Just days before they were dismissed, both men had received glowing reports from the Further Education Funding Council. The catering courses run by Mr Sheils had been judged to be "good", while Mr Holland's media and drama courses were said to be "outstanding".

SLOWED PROGRESS?

Bournemouth University has agreed to set up a governors' panel to examine claims by Bob Giddings that his disability led to "retarded career development".

Giddings, who is paralysed through polio, joined Bournemouth as a senior lecturer in communication studies in 1982. He was not given a readership until 1994, and finally won his professorship in 1996. He is seeking an increase in his salary, and compensation for being "held back".

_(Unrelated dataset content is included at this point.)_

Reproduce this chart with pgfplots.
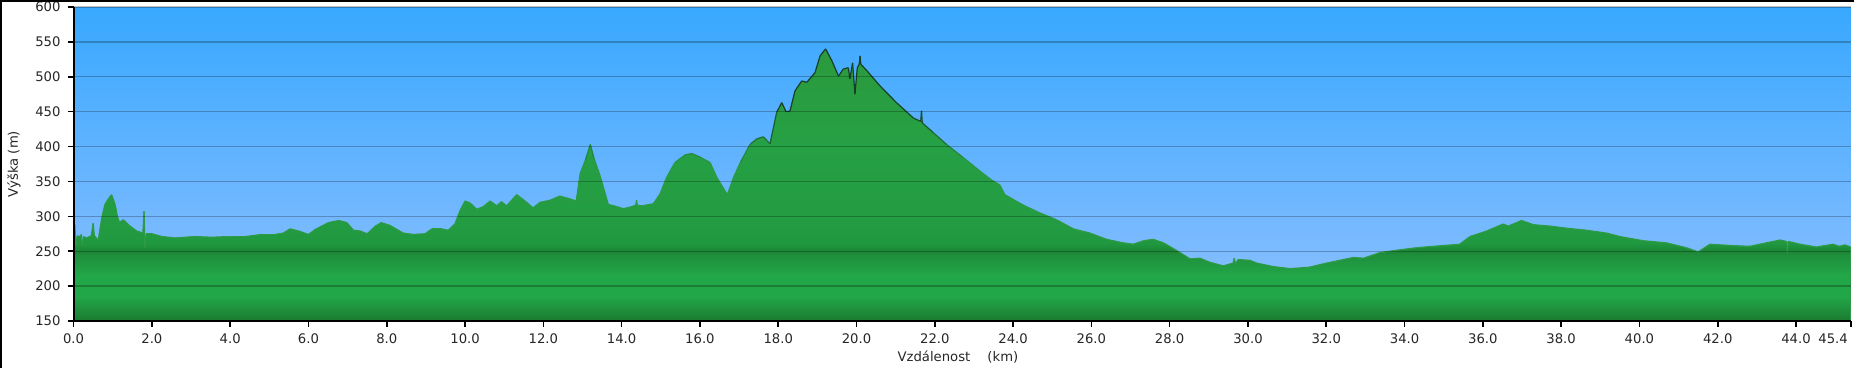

Key to his argument is his claim that he was passed over for promotion several times in his career, and that he was deliberately excluded from entering his research in the research assessment exercise.

In 1986, he failed to reach the shortlist for a principal lecturer's post and claims the successful applicant was less-well qualified. Later in the same year, he was passed over for a readership.

In the early 1990s he was treated for depression after a series of disputes with senior managers about his right to criticise the way the university was run. Giddings believes these disputes were driven by disability discrimination.

During one disagreement, lecturers' union Natfhe accused the university of ignoring Giddings's right as an academic, under the law, to "put forward controversial or unpopular ideas". The university pointed out that he also had a duty to "promote the corporate policies of the university". The row led, says his line manager, to "a serious loss of mutual trust and confidence".

Giddings eventually won his chair in 1996, under new vice-chancellor, Gillian Slater.